Esposito and Cournoyer were brilliant throughout, and their industrious work set up Henderson's historic goal.
The series defined the hockey lives of many members of the winning side and of their opponents, who were highly praised by Stapleton for having lifted Team Canada to its stirring comeback.
"It's a Hollywood script, to think there were 10 different NHL team cultures coming together for 27 days," Stapleton said. "There were high-strung guys, and management (led by Harry Sinden and John Ferguson) put no doubt or no quit in them.
"I think the one thing that brought our guys together was the interpersonal skill that allowed us to think as individuals and encourage one another, support one another, maybe even criticize one another. The Russians' system never changed."

SS_083116b

What did change, Savard believes, was the face of hockey itself. It was a series for the ages that restyled the game's landscape forever.

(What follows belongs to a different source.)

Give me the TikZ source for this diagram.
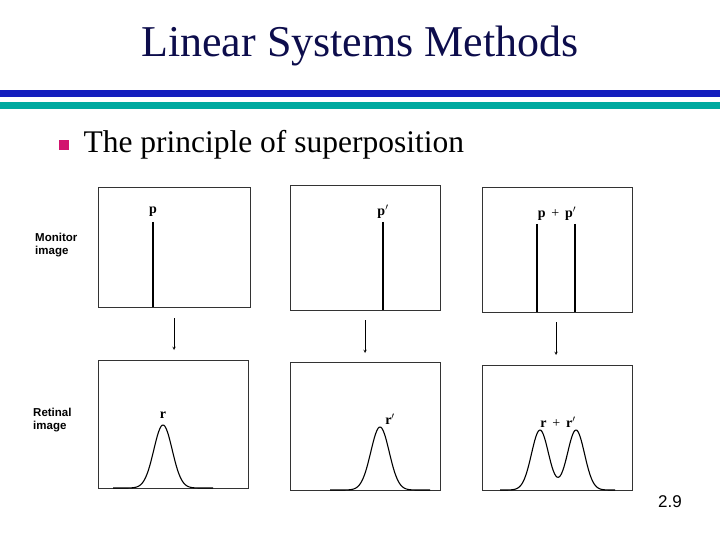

"It's something that will and could never happen again," he said, "Go back to 1972 and hockey was mainly Canada and the USSR. There were no players from Europe in the NHL, very few Americans, so hockey was really those two countries.
"I think this series really changed the game itself. Not the first year after, but I remember Scotty Bowman, our coach in Montreal, would be the first who started to change the technique, the way we practiced. That series really shocked the hockey world. Today, the game is international. I think that series was the turning point of all of these changes."
In more than four decades, Savard has watched remarkably little of this monumental series. He was happy to remember it Wednesday, and happy too that it will be remembered in the once-famous Montreal arena, now a retail center and movie multiplex, where it all began.
"I ran into Wayne Gretzky in Edmonton last winter and he told me, 'Serge, every time I have free time, I watch that series,'" Savard said with a grin. "Me? I know the result. And I'm happy with it."